• [WHAT IS REQUIRED]:
Print the listing from its top line through the line containing "import * as", nothing more, and leave out the pictures.
=== SUPPLIED INFORMATION ===
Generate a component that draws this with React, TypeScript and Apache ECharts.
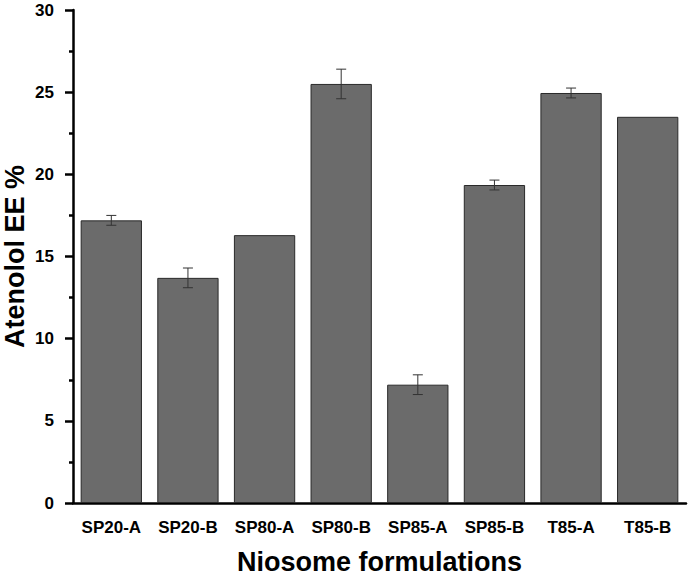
import React, { useEffect, useRef } from "react";
import * as echarts from "echarts";

const categories = ["SP20-A", "SP20-B", "SP80-A", "SP80-B", "SP85-A", "SP85-B", "T85-A", "T85-B"];
const eeValues = [17.2, 13.7, 16.3, 25.5, 7.2, 19.35, 24.95, 23.5];
const eeErrors = [0.3, 0.6, 0, 0.9, 0.6, 0.3, 0.3, 0];
const yTicks = [0, 5, 10, 15, 20, 25, 30];

const FONT = "'Liberation Sans', Arial, sans-serif";

export default function App() {
  const ref = useRef<HTMLDivElement>(null);
  useEffect(() => {
    if (!ref.current) return;
    const chart = echarts.init(ref.current, null, { renderer: "svg" });
    const errData = categories
      .map((_, i) => [i, eeValues[i] - eeErrors[i], eeValues[i] + eeErrors[i], eeErrors[i]])
      .filter((d) => d[3] > 0);
    chart.setOption({
      animation: false,
      grid: { left: 73, right: 2, top: 10, bottom: 75, containLabel: false, outerBoundsMode: "none" },
      xAxis: {
        type: "category",
        data: categories,
        name: "Niosome formulations",
        nameLocation: "middle",
        nameGap: 45,
        nameMoveOverlap: false,
        nameTextStyle: { fontFamily: FONT, fontWeight: "bold", fontSize: 27, color: "#000" },
        axisLine: { lineStyle: { color: "#000", width: 2.5 } },
        axisTick: { alignWithLabel: true, length: 7, lineStyle: { color: "#000", width: 2.5 } },
        axisLabel: { interval: 0, hideOverlap: false, fontFamily: FONT, fontWeight: "bold", fontSize: 17, color: "#000", margin: 16 },
      },
      yAxis: {
        type: "value",
        min: yTicks[0],
        max: yTicks[yTicks.length - 1],
        interval: 5,
        name: "Atenolol EE %",
        nameLocation: "middle",
        nameGap: 45,
        nameMoveOverlap: false,
        nameTextStyle: { fontFamily: FONT, fontWeight: "bold", fontSize: 27, color: "#000" },
        axisLine: { show: true, lineStyle: { color: "#000", width: 2.5 } },
        axisTick: { show: true, length: 8, lineStyle: { color: "#000", width: 2.5 } },
        minorTick: { show: true, splitNumber: 2, length: 4, lineStyle: { color: "#000", width: 2.5 } },
        splitLine: { show: false },
        axisLabel: { fontFamily: FONT, fontWeight: "bold", fontSize: 17, color: "#000", margin: 19 },
      },
      series: [
        {
          type: "bar",
          data: eeValues,
          barCategoryGap: "20%",
          itemStyle: { color: "#6b6b6b", borderColor: "#2a2a2a", borderWidth: 1 },
        },
        {
          type: "custom",
          data: errData,
          z: 10,
          renderItem: (params: any, api: any) => {
            const idx = api.value(0);
            const lo = api.coord([idx, api.value(1)]);
            const hi = api.coord([idx, api.value(2)]);
            const hw = 5;
            const style = { stroke: "#333", lineWidth: 1 };
            return {
              type: "group",
              children: [
                { type: "line", shape: { x1: hi[0], y1: hi[1], x2: lo[0], y2: lo[1] }, style },
                { type: "line", shape: { x1: hi[0] - hw, y1: hi[1], x2: hi[0] + hw, y2: hi[1] }, style },
                { type: "line", shape: { x1: lo[0] - hw, y1: lo[1], x2: lo[0] + hw, y2: lo[1] }, style },
              ],
            };
          },
        },
      ],
    });
    return () => chart.dispose();
  }, []);
  return <div ref={ref} style={{ width: 688, height: 578, position: "absolute", left: 0, top: 0, background: "#fff" }} />;
}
===
• [FINAL RESULT]:
Generate a component that draws this with React, TypeScript and Apache ECharts.
import React, { useEffect, useRef } from "react";
import * as echarts from "echarts";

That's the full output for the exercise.